İlimle Taçlanan Cihad
Cihad aşkı Habîb b. Mesleme’yi ilim ve irfandan hiçbir zaman alıkoymadı. Her fırsatta büyük sahabilerin yanına koşuyor, onların tavsiyelerini dinliyordu. Onlardan biri de Ebû’d Derdâ (ra) idi. Bir gün genç sahabiye şu tavsiyede bulundu:
– Mazlumun bedduasından sakın! Çünkü Allah Resulü (sav) “Bir kul zulmederse Allah ona yardım etmez. Kendisine yardım edecek biri de bulunmaz.” buyurdu.4
Şam’da bulunduğu sürede gönül dünyasını aydınlatan Ebû’d Derdâ’nın (ra) sohbetinden ayrılmadı. Hastalandığını haber alınca ziyaretine gitti. Halinden vefatının yaklaştığını anladı.

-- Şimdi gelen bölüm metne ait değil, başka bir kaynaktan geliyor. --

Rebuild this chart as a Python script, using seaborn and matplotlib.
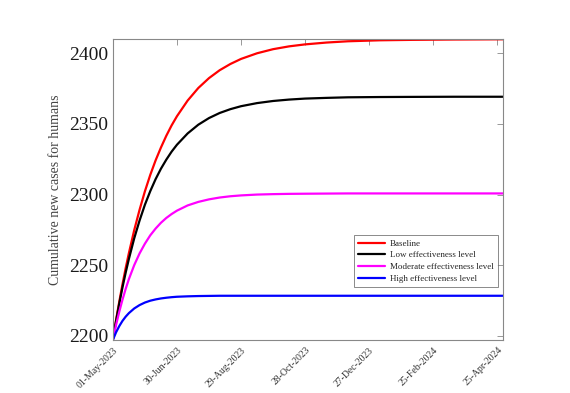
import pandas as pd
import matplotlib
matplotlib.use("Agg")
import matplotlib.pyplot as plt
import matplotlib.dates as mdates
import seaborn as sns

# values (days since 01-May-2023)
days = [0, 3, 6, 9, 12, 15, 20, 25, 30, 35, 40, 45, 50, 55, 60, 70, 80, 90,
        100, 110, 120, 135, 150, 165, 180, 200, 220, 250, 280, 320, 365]

baseline = [2197, 2211.1, 2224.1, 2236.4, 2247.9, 2258.5, 2274.8, 2289.2,
            2302.3, 2313.9, 2324.2, 2333.3, 2341.6, 2349, 2355.5, 2366.6,
            2375.5, 2382.5, 2388.1, 2392.5, 2396.1, 2400.1, 2403, 2405,
            2406.4, 2407.7, 2408.6, 2409.3, 2409.6, 2409.85, 2410]
low_eff = [2197, 2210.4, 2222.8, 2234.2, 2244.7, 2254.4, 2269, 2281.6,
           2292.8, 2302.4, 2310.9, 2318.3, 2324.7, 2330.4, 2335.3, 2343.3,
           2349.5, 2354.2, 2357.8, 2360.5, 2362.6, 2364.8, 2366.3, 2367.3,
           2368, 2368.5, 2368.9, 2369.1, 2369.2, 2369.3, 2369.3]
moderate_eff = [2197, 2207.6, 2217, 2225.5, 2233.2, 2240.1, 2250, 2258.3,
                2265.2, 2271.1, 2275.9, 2280, 2283.4, 2286.2, 2288.6, 2292.3,
                2294.8, 2296.6, 2297.9, 2298.8, 2299.4, 2300, 2300.3, 2300.5,
                2300.6, 2300.7, 2300.8, 2300.8, 2300.8, 2300.8, 2300.8]
high_eff = [2197, 2202.4, 2206.8, 2210.5, 2213.5, 2216, 2219.3, 2221.7,
            2223.5, 2224.8, 2225.7, 2226.4, 2226.9, 2227.3, 2227.6, 2227.9,
            2228.1, 2228.2, 2228.3, 2228.3, 2228.3, 2228.3, 2228.3, 2228.3,
            2228.3, 2228.3, 2228.3, 2228.3, 2228.3, 2228.3, 2228.3]

scenarios = ["Baseline", "Low effectiveness level",
             "Moderate effectiveness level", "High effectiveness level"]
colors = ["#ff0000", "#000000", "#ff00ff", "#0000ff"]

start = pd.Timestamp("2023-05-01")
dates = [start + pd.Timedelta(days=d) for d in days]

df = pd.concat([
    pd.DataFrame({"date": dates, "cases": vals, "scenario": name})
    for name, vals in zip(scenarios, [baseline, low_eff, moderate_eff, high_eff])
])

sns.set_style("white")
plt.rcParams["font.family"] = ["Liberation Serif", "DejaVu Serif"]

fig = plt.figure(figsize=(5.7, 3.93), dpi=100)
ax = fig.add_axes([0.198, 0.135, 0.684, 0.765])

sns.lineplot(data=df, x="date", y="cases", hue="scenario",
             palette=dict(zip(scenarios, colors)), linewidth=1.6, ax=ax)

ax.set_xlim(start, start + pd.Timedelta(days=365))
ax.set_ylim(2197, 2410)
ax.set_yticks([2200, 2250, 2300, 2350, 2400])
tick_dates = [start + pd.Timedelta(days=60 * i) for i in range(7)]
ax.set_xticks(tick_dates)
ax.xaxis.set_major_formatter(mdates.DateFormatter("%d-%b-%Y"))
plt.setp(ax.get_xticklabels(), rotation=45, ha="right",
         rotation_mode="anchor", fontsize=7, color="#333333")
ax.tick_params(axis="y", labelsize=14, colors="#1a1a1a")
ax.tick_params(direction="in", length=4, width=0.6, color="#888888",
               top=True, right=True)
ax.tick_params(axis="x", pad=4)

for sp in ax.spines.values():
    sp.set_color("#888888")
    sp.set_linewidth(0.8)

ax.set_xlabel("")
ax.set_ylabel("Cumulative new cases for humans", fontsize=10,
              color="#444444", labelpad=5)

leg = ax.legend(loc="lower right", bbox_to_anchor=(0.987, 0.176),
                borderaxespad=0, fontsize=6.5, frameon=True, fancybox=False,
                handlelength=3.0, handletextpad=0.5, labelspacing=0.38,
                borderpad=0.45)
leg.get_frame().set_edgecolor("#555555")
leg.get_frame().set_linewidth(0.6)

fig.savefig("out.png", dpi=100)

– Anladığım kadarı ile Rabbine varmak üzeresin. Allah seni hayırla mükafatlandırsın, duasında bulundu. Ziyarete gelenlerden biri:
– Ey Ebû’d Derdâ! Şikayetin nedir, diye sorduğunda gönüller fatihi Ebû’d Derdâ (ra), eşsiz bir iman bilinciyle:
– Günahlarımdan şikayetçiyim, dedi. Adamlar:
– Canın ne istiyor, diye sorduklarında
– Elbette cenneti, dedi.
– Sana doktor çağıralım mı, dediklerinde ise
– Beni hasta eden zaten dertlere şifa verenin ta kendisi, dedi.5
Sahabinin verdiği cevaptan etkilenen Habîb b. Mesleme, bu iman bilincini hayatı boyunca kendisine rehber edindi.
Kaynakça: 1) Şâmî, Sübülü’l-hüdâ, 10/109; İbn Manzûr, Muhtasar, 6/190. 2) İbn Manzûr, Muhtasar, 14/335. 3)Belâzürî, Futûhu’l-büldân, 132. 4) İbn Manzûr, Muhtasar, 6/190. 5) İbn Manzûr, Muhtasar, 29/230.